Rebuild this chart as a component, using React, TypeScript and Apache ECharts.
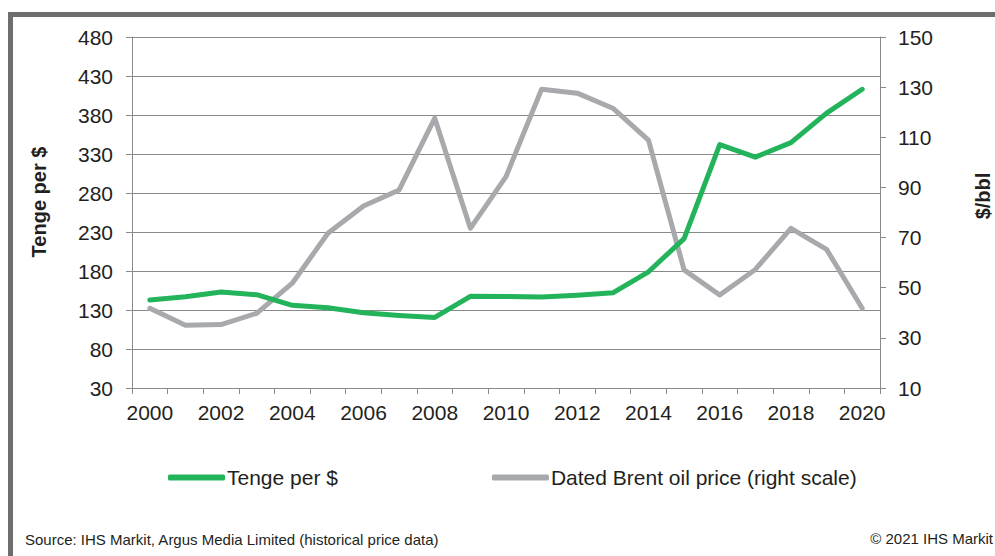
import React, { useEffect, useRef } from "react";
import * as echarts from "echarts";

const years = ["2000","2001","2002","2003","2004","2005","2006","2007","2008","2009","2010","2011","2012","2013","2014","2015","2016","2017","2018","2019","2020"];
const tengePerUsd = [142.8, 147, 153, 149.6, 136, 133, 126.5, 123, 120.5, 147.5, 147.4, 146.6, 149, 152, 179, 221.5, 342, 326, 344.5, 382.5, 413];
const brentPrice = [41.8, 35.0, 35.3, 39.8, 51.8, 71.7, 82.6, 89.0, 117.6, 73.7, 94.3, 129.2, 127.6, 121.6, 108.9, 57.1, 47.1, 57.3, 73.7, 65.3, 41.8];
const leftTicks = { min: 30, max: 480, interval: 50 };
const rightTicks = { min: 10, max: 150, interval: 20 };

const FONT = "'Liberation Sans', Arial, sans-serif";
const TXT = "#231f20";
const AXIS = "#8a8a8a";
const GREEN = "#22b35b";
const GREY = "#a7a9ac";

export default function App() {
  const ref = useRef<HTMLDivElement>(null);
  useEffect(() => {
    if (!ref.current) return;
    const chart = echarts.init(ref.current, null, { renderer: "svg" });
    chart.setOption({
      animation: false,
      backgroundColor: "#ffffff",
      textStyle: { fontFamily: FONT },
      grid: { left: 132, right: 115, top: 37, bottom: 168, containLabel: false },
      legend: {
        left: 163,
        top: 462,
        icon: "roundRect",
        itemWidth: 57,
        itemHeight: 6,
        itemGap: 154,
        textStyle: { fontFamily: FONT, fontSize: 21, color: TXT, padding: [0, 0, 0, -3] },
        data: ["Tenge per $", "Dated Brent oil price (right scale)"],
      },
      xAxis: {
        type: "category",
        data: years,
        boundaryGap: true,
        axisLine: { lineStyle: { color: AXIS, width: 1 } },
        axisTick: { show: true, length: 6, lineStyle: { color: AXIS }, interval: 0 },
        axisLabel: {
          interval: 1,
          margin: 14,
          fontSize: 21,
          color: TXT,
          fontFamily: FONT,
        },
        splitLine: { show: false },
      },
      yAxis: [
        {
          type: "value",
          min: leftTicks.min,
          max: leftTicks.max,
          interval: leftTicks.interval,
          axisLine: { show: true, lineStyle: { color: AXIS, width: 1 } },
          axisTick: { show: true, length: 6, lineStyle: { color: AXIS } },
          axisLabel: { margin: 19, fontSize: 21, color: TXT, fontFamily: FONT },
          splitLine: { show: true, lineStyle: { color: AXIS, width: 1 } },
        },
        {
          type: "value",
          min: rightTicks.min,
          max: rightTicks.max,
          interval: rightTicks.interval,
          position: "right",
          axisLine: { show: true, lineStyle: { color: AXIS, width: 1 } },
          axisTick: { show: true, length: 6, lineStyle: { color: AXIS } },
          axisLabel: { margin: 18, fontSize: 21, color: TXT, fontFamily: FONT },
          splitLine: { show: false },
        },
      ],
      series: [
        {
          name: "Tenge per $",
          type: "line",
          yAxisIndex: 0,
          data: tengePerUsd,
          symbol: "none",
          z: 3,
          lineStyle: { color: GREEN, width: 5, cap: "round", join: "round" },
          itemStyle: { color: GREEN },
        },
        {
          name: "Dated Brent oil price (right scale)",
          type: "line",
          yAxisIndex: 1,
          data: brentPrice,
          symbol: "none",
          z: 2,
          lineStyle: { color: GREY, width: 5, cap: "round", join: "round" },
          itemStyle: { color: GREY },
        },
      ],
      graphic: [
        { type: "rect", shape: { x: 8, y: 12, width: 987, height: 5 }, style: { fill: "#6d6e70" }, silent: true },
        { type: "rect", shape: { x: 8, y: 12, width: 5, height: 544 }, style: { fill: "#6d6e70" }, silent: true },
        {
          type: "text",
          x: 39,
          y: 202,
          rotation: Math.PI / 2,
          style: { text: "Tenge per $", font: `bold 20px ${FONT}`, fill: TXT, align: "center", verticalAlign: "middle" },
        },
        {
          type: "text",
          x: 983,
          y: 196,
          rotation: Math.PI / 2,
          style: { text: "$/bbl", font: `bold 20px ${FONT}`, fill: TXT, align: "center", verticalAlign: "middle" },
        },
        {
          type: "text",
          x: 25,
          y: 539,
          style: { text: "Source: IHS Markit, Argus Media Limited (historical price data)", font: `15px ${FONT}`, fill: TXT, align: "left", verticalAlign: "middle" },
        },
        {
          type: "text",
          x: 993,
          y: 538,
          style: { text: "© 2021 IHS Markit", font: `15px ${FONT}`, fill: TXT, align: "right", verticalAlign: "middle" },
        },
      ],
    });
    return () => chart.dispose();
  }, []);
  return <div ref={ref} style={{ position: "fixed", left: 0, top: 0, width: 995, height: 556 }} />;
}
* * * * * * * * *
* What is needed
Leave the pictures out and output the rest of the listing exactly.

* Written solution
Rebuild this chart as a component, using React, TypeScript and Apache ECharts.
import React, { useEffect, useRef } from "react";
import * as echarts from "echarts";

const years = ["2000","2001","2002","2003","2004","2005","2006","2007","2008","2009","2010","2011","2012","2013","2014","2015","2016","2017","2018","2019","2020"];
const tengePerUsd = [142.8, 147, 153, 149.6, 136, 133, 126.5, 123, 120.5, 147.5, 147.4, 146.6, 149, 152, 179, 221.5, 342, 326, 344.5, 382.5, 413];
const brentPrice = [41.8, 35.0, 35.3, 39.8, 51.8, 71.7, 82.6, 89.0, 117.6, 73.7, 94.3, 129.2, 127.6, 121.6, 108.9, 57.1, 47.1, 57.3, 73.7, 65.3, 41.8];
const leftTicks = { min: 30, max: 480, interval: 50 };
const rightTicks = { min: 10, max: 150, interval: 20 };

const FONT = "'Liberation Sans', Arial, sans-serif";
const TXT = "#231f20";
const AXIS = "#8a8a8a";
const GREEN = "#22b35b";
const GREY = "#a7a9ac";

export default function App() {
  const ref = useRef<HTMLDivElement>(null);
  useEffect(() => {
    if (!ref.current) return;
    const chart = echarts.init(ref.current, null, { renderer: "svg" });
    chart.setOption({
      animation: false,
      backgroundColor: "#ffffff",
      textStyle: { fontFamily: FONT },
      grid: { left: 132, right: 115, top: 37, bottom: 168, containLabel: false },
      legend: {
        left: 163,
        top: 462,
        icon: "roundRect",
        itemWidth: 57,
        itemHeight: 6,
        itemGap: 154,
        textStyle: { fontFamily: FONT, fontSize: 21, color: TXT, padding: [0, 0, 0, -3] },
        data: ["Tenge per $", "Dated Brent oil price (right scale)"],
      },
      xAxis: {
        type: "category",
        data: years,
        boundaryGap: true,
        axisLine: { lineStyle: { color: AXIS, width: 1 } },
        axisTick: { show: true, length: 6, lineStyle: { color: AXIS }, interval: 0 },
        axisLabel: {
          interval: 1,
          margin: 14,
          fontSize: 21,
          color: TXT,
          fontFamily: FONT,
        },
        splitLine: { show: false },
      },
      yAxis: [
        {
          type: "value",
          min: leftTicks.min,
          max: leftTicks.max,
          interval: leftTicks.interval,
          axisLine: { show: true, lineStyle: { color: AXIS, width: 1 } },
          axisTick: { show: true, length: 6, lineStyle: { color: AXIS } },
          axisLabel: { margin: 19, fontSize: 21, color: TXT, fontFamily: FONT },
          splitLine: { show: true, lineStyle: { color: AXIS, width: 1 } },
        },
        {
          type: "value",
          min: rightTicks.min,
          max: rightTicks.max,
          interval: rightTicks.interval,
          position: "right",
          axisLine: { show: true, lineStyle: { color: AXIS, width: 1 } },
          axisTick: { show: true, length: 6, lineStyle: { color: AXIS } },
          axisLabel: { margin: 18, fontSize: 21, color: TXT, fontFamily: FONT },
          splitLine: { show: false },
        },
      ],
      series: [
        {
          name: "Tenge per $",
          type: "line",
          yAxisIndex: 0,
          data: tengePerUsd,
          symbol: "none",
          z: 3,
          lineStyle: { color: GREEN, width: 5, cap: "round", join: "round" },
          itemStyle: { color: GREEN },
        },
        {
          name: "Dated Brent oil price (right scale)",
          type: "line",
          yAxisIndex: 1,
          data: brentPrice,
          symbol: "none",
          z: 2,
          lineStyle: { color: GREY, width: 5, cap: "round", join: "round" },
          itemStyle: { color: GREY },
        },
      ],
      graphic: [
        { type: "rect", shape: { x: 8, y: 12, width: 987, height: 5 }, style: { fill: "#6d6e70" }, silent: true },
        { type: "rect", shape: { x: 8, y: 12, width: 5, height: 544 }, style: { fill: "#6d6e70" }, silent: true },
        {
          type: "text",
          x: 39,
          y: 202,
          rotation: Math.PI / 2,
          style: { text: "Tenge per $", font: `bold 20px ${FONT}`, fill: TXT, align: "center", verticalAlign: "middle" },
        },
        {
          type: "text",
          x: 983,
          y: 196,
          rotation: Math.PI / 2,
          style: { text: "$/bbl", font: `bold 20px ${FONT}`, fill: TXT, align: "center", verticalAlign: "middle" },
        },
        {
          type: "text",
          x: 25,
          y: 539,
          style: { text: "Source: IHS Markit, Argus Media Limited (historical price data)", font: `15px ${FONT}`, fill: TXT, align: "left", verticalAlign: "middle" },
        },
        {
          type: "text",
          x: 993,
          y: 538,
          style: { text: "© 2021 IHS Markit", font: `15px ${FONT}`, fill: TXT, align: "right", verticalAlign: "middle" },
        },
      ],
    });
    return () => chart.dispose();
  }, []);
  return <div ref={ref} style={{ position: "fixed", left: 0, top: 0, width: 995, height: 556 }} />;
}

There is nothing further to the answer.